Tuesday, July 10, 2012

Jonathan Edwards on the Parable of the Wise and Foolish Virgins

                Three Jonathan Edwards scholars have done the church a great service by editing and releasing a series of 15 sermons the great New England pastor preached during the winter of 1737-38 on the topic of Jesus’ Parable of the Wise and Foolish Virgins, recorded in Matthew 25:1-13.  You may be aware that the First Great Awakening, which the Lord used Edwards to lead, occurred in two phases: phase one in 1734-35 and phase two in 1740-41.  The first phase of this great work of revival seemed to end abruptly with the suicide of Edwards’ uncle in May of 1735, along with other events.  By the end of 1737, Edwards was deeply concerned that some of the conversions he thought he had witnessed during 1734-35 were not in fact genuine.  Some of the people of his hometown of Northampton (Massachusetts Bay Colony) were returning to their old ways and attitudes of sin.  Some of the people who had undergone emotional experiences during the first phase of the Awakening now gave every appearance of being unchanged from their prior spiritual lostness.  Edwards preached the series of sermons from Jesus’ Parable of the Wise and Foolish Virgins, among many other reasons, to call these “false professors” to genuine repentance and faith in Christ.  In typical Edwardsian fashion, the pastor held out before his lost hearers the spiritual beauty and excellence of Jesus Christ, suggesting that his glory should draw them to cleave to this Jesus as their spiritual husbands:

 

Consider how worthy and excellent Christ is, and how worthless [are others].  That glorious person that seeks your love is a divine person; he is one that is infinitely above all creatures, above the highest angels. . . . Christ is an heavenly one, yea, he is the king of heaven; he is infinitely above heaven itself. . . . [I]n Christ is real, substantial excellency.  The more acquaintance you have with him, the more excellency you will see in him, to delight and ravish your heart.

 

Jonathan Edwards, “True and False Christians (On the Parable of the Wise and Foolish Virgins),” ed. Kenneth Minkema; Adriaan C. Neele, and Bryan McCarthy (Eugene, Oreg.: Cascade Books, 2012), 57.  May God grant that you and I, through the glorious word of the Lord, would indeed grow in our “acquaintance” with Jesus Christ, to the end that we would find our souls increasingly delighting in our Savior and Lord!   

Monday, July 9, 2012

Our Help Is Supremely in God, not Man

                Crisis came to the Hebrew nation of Judah during the ministry of the prophet Isaiah.  The Assyrians, the overwhelming military power in the Middle East of the day (late 700’s A.D.), were threatening little Judah and Jerusalem.  In one of the weaker moments of his otherwise godly kingship, Hezekiah turned to the Egyptians for help, seeking a military alliance against Assyria with the Jewish people’s ancient foe.  However, the Lord reminded Hezekiah, through the prophet Isaiah, that the king was not to trust in human help but rather in the Lord alone.  As recorded in Isaiah 31, God warned Hezekiah that the Egyptians and their horses were mere flesh, whereas he is the Ruler of the universe.  The Egyptians would completely fail Judah as an ally, but the Lord would come himself to fight on behalf of the Jews.  The miraculous story of what God did to keep this promise is told in Isaiah 37.

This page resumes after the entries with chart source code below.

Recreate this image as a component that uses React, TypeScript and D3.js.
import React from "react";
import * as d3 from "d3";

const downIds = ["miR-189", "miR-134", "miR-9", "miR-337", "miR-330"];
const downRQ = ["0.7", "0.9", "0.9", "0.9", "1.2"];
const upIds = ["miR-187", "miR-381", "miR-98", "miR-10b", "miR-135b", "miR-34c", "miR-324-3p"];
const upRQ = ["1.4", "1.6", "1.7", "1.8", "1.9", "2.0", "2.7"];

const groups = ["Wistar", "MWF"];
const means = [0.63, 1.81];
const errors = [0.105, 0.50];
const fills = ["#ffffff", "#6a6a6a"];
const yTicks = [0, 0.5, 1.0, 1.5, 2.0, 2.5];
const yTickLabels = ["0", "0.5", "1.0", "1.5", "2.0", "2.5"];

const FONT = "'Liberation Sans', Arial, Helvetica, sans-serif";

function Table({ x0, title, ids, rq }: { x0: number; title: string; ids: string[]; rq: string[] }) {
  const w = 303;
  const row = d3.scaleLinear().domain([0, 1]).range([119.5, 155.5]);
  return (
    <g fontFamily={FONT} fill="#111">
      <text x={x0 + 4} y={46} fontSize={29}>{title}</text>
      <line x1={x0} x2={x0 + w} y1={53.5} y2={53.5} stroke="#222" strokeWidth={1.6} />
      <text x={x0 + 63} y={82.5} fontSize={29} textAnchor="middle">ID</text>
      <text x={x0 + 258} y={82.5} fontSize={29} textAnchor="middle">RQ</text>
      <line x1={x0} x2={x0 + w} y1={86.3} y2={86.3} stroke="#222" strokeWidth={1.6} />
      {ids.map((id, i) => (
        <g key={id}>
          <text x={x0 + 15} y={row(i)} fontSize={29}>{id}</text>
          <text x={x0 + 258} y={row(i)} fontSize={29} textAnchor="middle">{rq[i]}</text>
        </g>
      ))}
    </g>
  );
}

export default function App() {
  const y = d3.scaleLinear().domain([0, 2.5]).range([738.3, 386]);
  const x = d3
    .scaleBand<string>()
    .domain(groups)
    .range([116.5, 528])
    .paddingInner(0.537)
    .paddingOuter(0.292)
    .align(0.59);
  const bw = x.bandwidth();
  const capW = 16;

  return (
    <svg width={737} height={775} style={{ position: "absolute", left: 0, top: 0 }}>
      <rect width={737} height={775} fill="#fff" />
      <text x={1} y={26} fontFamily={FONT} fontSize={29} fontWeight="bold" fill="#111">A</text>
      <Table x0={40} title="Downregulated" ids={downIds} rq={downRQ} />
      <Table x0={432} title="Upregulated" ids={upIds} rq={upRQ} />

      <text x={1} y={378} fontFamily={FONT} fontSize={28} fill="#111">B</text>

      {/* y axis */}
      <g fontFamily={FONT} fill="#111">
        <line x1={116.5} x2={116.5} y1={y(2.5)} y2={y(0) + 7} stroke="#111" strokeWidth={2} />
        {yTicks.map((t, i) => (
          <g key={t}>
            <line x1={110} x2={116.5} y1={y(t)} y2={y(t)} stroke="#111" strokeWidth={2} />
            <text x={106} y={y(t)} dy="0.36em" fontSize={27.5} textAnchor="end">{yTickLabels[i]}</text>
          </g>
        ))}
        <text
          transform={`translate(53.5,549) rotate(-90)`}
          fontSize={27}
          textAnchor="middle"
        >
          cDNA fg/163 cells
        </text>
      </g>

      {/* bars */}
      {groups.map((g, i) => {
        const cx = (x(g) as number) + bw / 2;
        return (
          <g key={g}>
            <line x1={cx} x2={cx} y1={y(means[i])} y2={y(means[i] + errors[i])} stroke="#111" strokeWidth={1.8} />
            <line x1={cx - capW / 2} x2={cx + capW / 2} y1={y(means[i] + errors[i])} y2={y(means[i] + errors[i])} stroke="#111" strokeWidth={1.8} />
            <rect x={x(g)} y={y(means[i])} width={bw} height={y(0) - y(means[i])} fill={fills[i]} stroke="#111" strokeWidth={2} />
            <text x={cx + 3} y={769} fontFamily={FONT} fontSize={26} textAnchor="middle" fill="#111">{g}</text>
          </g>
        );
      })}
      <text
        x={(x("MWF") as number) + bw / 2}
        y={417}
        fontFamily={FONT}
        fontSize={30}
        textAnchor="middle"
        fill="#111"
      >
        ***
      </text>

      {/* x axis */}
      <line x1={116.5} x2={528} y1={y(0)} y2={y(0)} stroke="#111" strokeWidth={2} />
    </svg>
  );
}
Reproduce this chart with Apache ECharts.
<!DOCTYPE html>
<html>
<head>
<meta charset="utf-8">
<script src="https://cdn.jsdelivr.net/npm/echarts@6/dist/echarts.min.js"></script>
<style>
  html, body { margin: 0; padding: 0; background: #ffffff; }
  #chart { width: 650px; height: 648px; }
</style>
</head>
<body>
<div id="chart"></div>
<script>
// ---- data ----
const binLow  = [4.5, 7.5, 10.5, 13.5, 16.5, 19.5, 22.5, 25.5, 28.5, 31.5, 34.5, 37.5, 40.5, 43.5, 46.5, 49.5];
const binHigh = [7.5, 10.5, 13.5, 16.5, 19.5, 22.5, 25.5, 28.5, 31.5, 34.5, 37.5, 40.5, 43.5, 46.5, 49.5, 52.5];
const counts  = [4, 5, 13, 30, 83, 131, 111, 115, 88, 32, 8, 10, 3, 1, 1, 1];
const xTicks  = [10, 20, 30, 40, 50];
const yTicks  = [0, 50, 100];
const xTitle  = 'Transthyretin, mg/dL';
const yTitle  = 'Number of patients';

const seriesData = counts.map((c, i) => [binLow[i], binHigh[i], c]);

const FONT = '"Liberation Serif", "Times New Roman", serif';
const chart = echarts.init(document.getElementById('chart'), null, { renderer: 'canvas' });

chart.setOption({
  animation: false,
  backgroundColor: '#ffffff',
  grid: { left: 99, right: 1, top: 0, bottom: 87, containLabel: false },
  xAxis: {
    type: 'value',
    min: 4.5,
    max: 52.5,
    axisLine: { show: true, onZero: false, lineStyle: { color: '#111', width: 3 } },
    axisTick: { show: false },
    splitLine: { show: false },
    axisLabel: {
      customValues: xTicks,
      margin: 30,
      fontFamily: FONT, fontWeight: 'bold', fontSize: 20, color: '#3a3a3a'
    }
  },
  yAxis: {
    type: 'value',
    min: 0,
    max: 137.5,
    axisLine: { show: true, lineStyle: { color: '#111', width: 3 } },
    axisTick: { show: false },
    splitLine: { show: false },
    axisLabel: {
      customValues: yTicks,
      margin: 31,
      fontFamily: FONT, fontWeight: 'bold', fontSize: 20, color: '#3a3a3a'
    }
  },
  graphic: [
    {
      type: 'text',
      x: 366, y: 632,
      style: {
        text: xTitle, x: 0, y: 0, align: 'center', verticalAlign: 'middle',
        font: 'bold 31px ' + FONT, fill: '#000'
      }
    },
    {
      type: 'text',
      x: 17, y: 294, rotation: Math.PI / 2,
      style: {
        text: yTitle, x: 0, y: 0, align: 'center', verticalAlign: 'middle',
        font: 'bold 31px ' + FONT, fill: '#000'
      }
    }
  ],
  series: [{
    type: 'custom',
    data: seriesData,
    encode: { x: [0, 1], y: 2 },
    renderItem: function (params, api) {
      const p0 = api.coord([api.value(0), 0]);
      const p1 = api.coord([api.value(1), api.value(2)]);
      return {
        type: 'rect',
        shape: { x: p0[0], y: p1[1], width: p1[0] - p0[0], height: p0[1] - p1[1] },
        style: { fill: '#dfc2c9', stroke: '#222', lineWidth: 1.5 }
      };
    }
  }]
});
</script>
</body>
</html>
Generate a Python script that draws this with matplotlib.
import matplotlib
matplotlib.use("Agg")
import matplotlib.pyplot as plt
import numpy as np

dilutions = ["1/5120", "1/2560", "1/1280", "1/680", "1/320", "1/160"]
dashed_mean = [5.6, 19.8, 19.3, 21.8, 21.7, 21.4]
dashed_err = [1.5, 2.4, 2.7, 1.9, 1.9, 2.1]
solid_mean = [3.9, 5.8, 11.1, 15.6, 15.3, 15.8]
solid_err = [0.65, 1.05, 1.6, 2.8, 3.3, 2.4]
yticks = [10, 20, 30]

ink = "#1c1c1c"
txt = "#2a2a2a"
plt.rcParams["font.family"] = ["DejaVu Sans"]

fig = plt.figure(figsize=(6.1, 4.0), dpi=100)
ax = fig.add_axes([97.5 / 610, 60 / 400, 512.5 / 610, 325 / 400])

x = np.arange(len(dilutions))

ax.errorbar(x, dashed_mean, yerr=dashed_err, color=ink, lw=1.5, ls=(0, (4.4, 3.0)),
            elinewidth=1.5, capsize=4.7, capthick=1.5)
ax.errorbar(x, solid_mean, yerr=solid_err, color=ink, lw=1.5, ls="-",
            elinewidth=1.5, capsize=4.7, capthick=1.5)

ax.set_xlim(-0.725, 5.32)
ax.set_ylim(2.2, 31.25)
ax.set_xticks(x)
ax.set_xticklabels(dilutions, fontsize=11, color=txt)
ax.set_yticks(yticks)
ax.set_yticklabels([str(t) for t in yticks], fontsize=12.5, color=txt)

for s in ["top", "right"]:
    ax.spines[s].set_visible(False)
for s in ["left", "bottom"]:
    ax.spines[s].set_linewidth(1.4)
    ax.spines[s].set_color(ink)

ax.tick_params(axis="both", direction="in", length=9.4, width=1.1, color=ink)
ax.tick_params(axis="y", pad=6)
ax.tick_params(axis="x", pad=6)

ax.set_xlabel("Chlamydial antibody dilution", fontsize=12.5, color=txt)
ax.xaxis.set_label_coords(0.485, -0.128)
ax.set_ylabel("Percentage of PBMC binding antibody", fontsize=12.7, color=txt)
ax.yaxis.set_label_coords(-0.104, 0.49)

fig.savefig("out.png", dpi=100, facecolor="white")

                How does Isaiah 31 apply to our lives?  If we are sick, we do well to seek out doctors to treat us in whom we are able to repose the utmost trust.  However, no matter how gifted our physicians may be, our ultimate trust should be in the Lord.  Even the most eminent surgeon is utterly incapable of helping us, absent the Lord’s empowerment.  No medicine can work to heal our bodies unless God gives that medicine the power to cure us.  Indeed, whenever we find ourselves in a difficult situation, Isaiah 31 reminds us to trust ultimately in the Lord and never supremely in other people, no matter how talented or powerful those other human beings may be.